Retail group Sears today announced a further stage in its programme to dismantle its troubled shoe stores, lacing up a deal to sell off Shoe Express in a deal worth over £26.7m.
Shoe Express, a subsidiary of British Shoe Corporation, is to be sold to a privately-owned firm, Alnery, for £8.3m, in addition to the proceeds from the separate sale of 53 related properties.
Alnery is buying the business, stock and leases of 185 Shoe Express stores. It will also manage the previously announced closure of 136 stores, at a cost of around £32m to Sears.
The deal is the latest in a series dismantling Sears’ troubled shoe store business, following the sell off early this month of Dolcis. Sears said the deal would lead to a £33m loss and together withclosures costs would lead to an overall cost of £65m. In September, the group said the total cost of withdrawing from the shoe businesses would be £150m.
A Sears spokeswoman said: “The two businesses we have left are Shoe City and Cable and negotiations to sell those are under way.”She said the company was in discussions with “a number of parties” over the two stores.

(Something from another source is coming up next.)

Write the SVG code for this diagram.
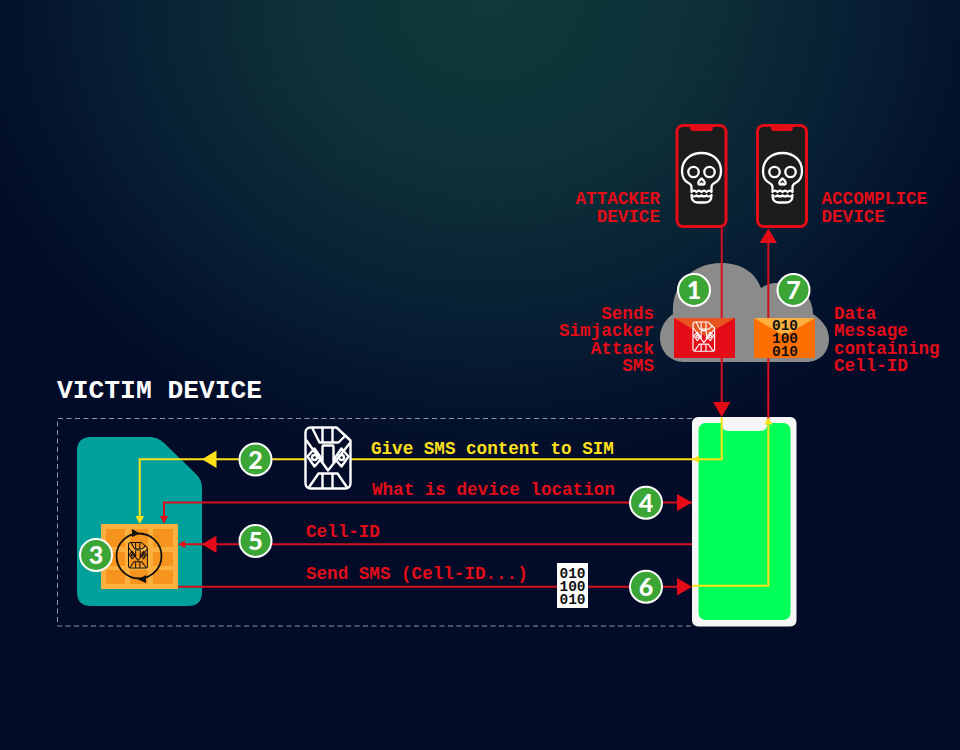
<svg xmlns="http://www.w3.org/2000/svg" width="960" height="750" viewBox="0 0 960 750">
<style>
.t{font-family:"Liberation Mono","DejaVu Sans Mono",monospace;font-weight:700;font-size:17.6px}
.r{fill:#e30c17}.y{fill:#ffe01a}
.e{text-anchor:end}
.lr{fill:none;stroke:#d80f1c;stroke-width:2}
.ly{fill:none;stroke:#ffe01a;stroke-width:2}
.b circle{fill:#3ba535;stroke:#fff;stroke-width:2}
.b text{font-family:Lato,"Noto Sans",sans-serif;font-weight:900;font-size:25px;fill:#fff;text-anchor:middle}
.bin{font-family:"Liberation Mono",monospace;font-weight:700;font-size:14.5px;fill:#111;text-anchor:middle}
.ic{fill:none;stroke-width:2.4;stroke-linejoin:round;stroke-linecap:round}
.sk{fill:none;stroke:#fff;stroke-width:2.300;stroke-linejoin:round;stroke-linecap:round}
</style>
<defs>
<radialGradient id="bg" gradientUnits="userSpaceOnUse" cx="0" cy="0" r="1" gradientTransform="translate(490 0) scale(540 470)">
<stop offset="0" stop-color="#103739"/><stop offset=".35" stop-color="#0e3238"/><stop offset=".7" stop-color="#071e33"/><stop offset="1" stop-color="#020c29"/>
</radialGradient>
<g id="sim" class="ic">
<path d="M5,0H31L45,13V56a5,5 0 0 1-5,5H5a5,5 0 0 1-5-5V5a5,5 0 0 1 5-5Z"/>
<path d="M7,1L14,15H33L40,8M17,1V15M27,1V15"/>
<path d="M1,13L22.500,43L44,16M17,35V19a1,1 0 0 1 1-1H27a1,1 0 0 1 1,1V35"/>
<path d="M2,29L9,21L16,31L9,39ZM43,29L36,21L29,31L36,39Z"/>
<circle cx="9" cy="30" r="2.500"/><circle cx="36" cy="30" r="2.500"/>
<path d="M4,59L13,46H32L41,59M17,46V60M27,46V60"/>
</g>
<g id="skull">
<path class="sk" d="M-10,14V9C-10,7 -11,6 -13,5C-17,3 -19.500,-2 -19.500,-7C-19.500,-18 -11,-25 0,-25C11,-25 19.500,-18 19.500,-7C19.500,-2 17,3 13,5C11,6 10,7 10,9V14C8,12 7,12 5,14C3,12 2,12 0,14C-2,12 -3,12 -5,14C-7,12 -8,12 -10,14Z"/>
<path class="sk" d="M-10,17C-10,22 -8,24.500 -4,24.500H4C8,24.500 10,22 10,17C8,19 7,19 5,17.500C3,19 2,19 0,17.500C-2,19 -3,19 -5,17.500C-7,19 -8,19 -10,17Z"/>
<circle class="sk" cx="-8" cy="-6" r="5.200"/><circle class="sk" cx="8" cy="-6" r="5.200"/>
<path class="sk" d="M0,0.500C-2,2 -3.500,4.500 -3,6C-2,7 -1,7 0,5.500C1,7 2,7 3,6C3.500,4.500 2,2 0,0.500Z"/>
</g>
</defs>
<rect width="960" height="750" fill="#020c29"/>
<rect width="960" height="750" fill="url(#bg)"/>

<g id="victim-frame">
<path d="M692,418.500H57.500V626H692" fill="none" stroke="#8d949c" stroke-width="1" stroke-dasharray="5 3.500"/>
<text class="t" x="57" y="398" style="font-size:26.300px" fill="#fff">VICTIM DEVICE</text>
</g>

<g id="cloud">
<path d="M684,362C670,362 660,351 660,338C660,327 666,319 673,314C671,285 692,263 721,263C741,263 755,272 761,288C768,283 776,282 783,283C800,284 813,297 813,314C822,320 829,328 829,339C829,352 820,362 806,362Z" fill="#8b8b8b"/>
</g>

<g id="sim-card">
<path d="M91,437H150Q158,437 164,443L196,474Q202,480 202,488V592Q202,606 188,606H91Q77,606 77,592V451Q77,437 91,437Z" fill="#00a19b"/>
</g>

<g id="phone">
<rect x="692" y="417" width="104.500" height="209.500" rx="6" fill="#f6f6f6"/>
<rect x="698.500" y="423" width="92" height="197" rx="7" fill="#00ff57"/>
<path d="M722,423H767V425Q767,431 760,431H729Q722,431 722,425Z" fill="#f6f6f6"/>
</g>

<g id="chip">
<rect x="101" y="524" width="77" height="65" fill="#fbb03f"/>
<g fill="#f7941d">
<rect x="106" y="529" width="19" height="18"/><rect x="130" y="529" width="18" height="18"/><rect x="153" y="529" width="20" height="18"/>
<rect x="106" y="552" width="19" height="14"/><rect x="130" y="552" width="18" height="14"/><rect x="153" y="552" width="20" height="14"/>
<rect x="106" y="570" width="19" height="14"/><rect x="130" y="570" width="18" height="14"/><rect x="153" y="570" width="20" height="14"/>
</g>
<circle cx="139" cy="556" r="22.500" fill="none" stroke="#111" stroke-width="1.800"/>
<path d="M132,529L140,533.500L132,537ZM146,575L138,579.500L146,583Z" fill="#111"/>
<use href="#sim" transform="translate(128.500 542.500) scale(.42)" stroke="#111"/>
</g>

<g id="connectors">
<path class="lr" d="M721.700,228V403"/>
<path class="lr" d="M768.300,420V241"/>
<path class="ly" d="M721.700,417V459.300H351M305,459.300H215"/>
<path class="ly" d="M215,459.300H139.700V516"/>
<path class="lr" d="M692,502.500H164V516"/>
<path class="lr" d="M692,544.300H184"/>
<path class="lr" d="M178,586.800H680"/>
<path class="ly" d="M692,585.800H768.300V425"/>
<path class="r" d="M768.300,228.500L777,243H759.500Z"/>
<path class="r" d="M721.700,417L713,402H730.500Z"/>
<path class="y" d="M202,459.300L216.500,450.500V468Z"/>
<path class="y" d="M692,459.300L699,455.500V463Z"/>
<path class="y" d="M139.700,524L135.500,516H144Z"/>
<path class="y" d="M768.300,417.500L772.500,424.500H764Z"/>
<path class="r" d="M164,524L160,516H168Z"/>
<path class="r" d="M692,502.500L677,494V511Z"/>
<path class="r" d="M202,544.300L216.500,535.500V553Z"/>
<path class="r" d="M178,544.300L185,540.500V548Z"/>
<path class="r" d="M692,586.800L677,578V595.500Z"/>
</g>

<g id="attacker-device">
<rect x="677" y="125.500" width="49" height="101" rx="6" fill="#1c1c1c" stroke="#e30c17" stroke-width="3"/>
<path d="M690,125H713V128Q713,131 710,131H693Q690,131 690,128Z" fill="#e30c17"/>
<use href="#skull" x="701.500" y="178"/>
<text class="t r e"><tspan x="660" y="204">ATTACKER</tspan><tspan x="660" y="222">DEVICE</tspan></text>
</g>
<g id="accomplice-device">
<rect x="757.500" y="125.500" width="49" height="101" rx="6" fill="#1c1c1c" stroke="#e30c17" stroke-width="3"/>
<path d="M771,125H793V128Q793,131 790,131H774Q771,131 771,128Z" fill="#e30c17"/>
<use href="#skull" x="782.500" y="178"/>
<text class="t r"><tspan x="821.500" y="204">ACCOMPLICE</tspan><tspan x="821.500" y="222">DEVICE</tspan></text>
</g>

<g id="attack-sms">
<rect x="674" y="318" width="61" height="40" fill="#e30c17"/>
<path d="M674,318H735L704.500,336Z" fill="#e8541f"/>
<use href="#sim" transform="translate(693 322) scale(.48)" stroke="#fff"/>
<text class="t r e"><tspan x="654" y="318.500">Sends</tspan><tspan x="654" y="336">Simjacker</tspan><tspan x="654" y="353.500">Attack</tspan><tspan x="654" y="371">SMS</tspan></text>
</g>
<g id="data-message">
<rect x="754" y="318" width="61" height="40" fill="#ff6f00"/>
<path d="M754,318H815L784.500,336Z" fill="#fbb03f"/>
<text class="bin"><tspan x="785" y="330">010</tspan><tspan x="785" y="343">100</tspan><tspan x="785" y="356">010</tspan></text>
<text class="t r"><tspan x="834" y="318.500">Data</tspan><tspan x="834" y="336">Message</tspan><tspan x="834" y="353.500">containing</tspan><tspan x="834" y="371">Cell-ID</tspan></text>
</g>

<g id="sim-icon">
<use href="#sim" transform="translate(305.500 427.500)" stroke="#fff"/>
</g>
<g id="binary">
<rect x="557" y="563" width="31" height="45" fill="#fff"/>
<text class="bin"><tspan x="572.500" y="578">010</tspan><tspan x="572.500" y="591">100</tspan><tspan x="572.500" y="604">010</tspan></text>
</g>

<g id="labels">
<text class="t y" x="371" y="454">Give SMS content to SIM</text>
<text class="t r" x="372" y="495">What is device location</text>
<text class="t r" x="306" y="537">Cell-ID</text>
<text class="t r" x="306" y="579">Send SMS (Cell-ID...)</text>
</g>

<g id="b1" class="b"><circle cx="694" cy="290" r="16"/><text x="694" y="299">1</text></g>
<g id="b7" class="b"><circle cx="793.500" cy="290" r="16"/><text x="793.500" y="299">7</text></g>
<g id="b2" class="b"><circle cx="255.500" cy="459.500" r="16"/><text x="255.500" y="468.500">2</text></g>
<g id="b3" class="b"><circle cx="96" cy="555" r="16"/><text x="96" y="564">3</text></g>
<g id="b4" class="b"><circle cx="646" cy="502.700" r="16"/><text x="646" y="511.700">4</text></g>
<g id="b5" class="b"><circle cx="255.500" cy="541" r="16"/><text x="255.500" y="550">5</text></g>
<g id="b6" class="b"><circle cx="646" cy="586.700" r="16"/><text x="646" y="595.700">6</text></g>
</svg>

Sears chairman, Sir Bob Reid, said: “I am encouraged by the sale of Shoe Express, which accounts for the majority of the trading losses at British Shoe Corporation expected in the current year, and by the overall progress being made in exiting the footwear businesses within our anticipated time frame and cost structure.”
Speaking of the expected 550 redundancies from the already-announced store closures, he added: “Where redundancies occur we will make every effort to redeploy as many staff as possible within the Sears network.”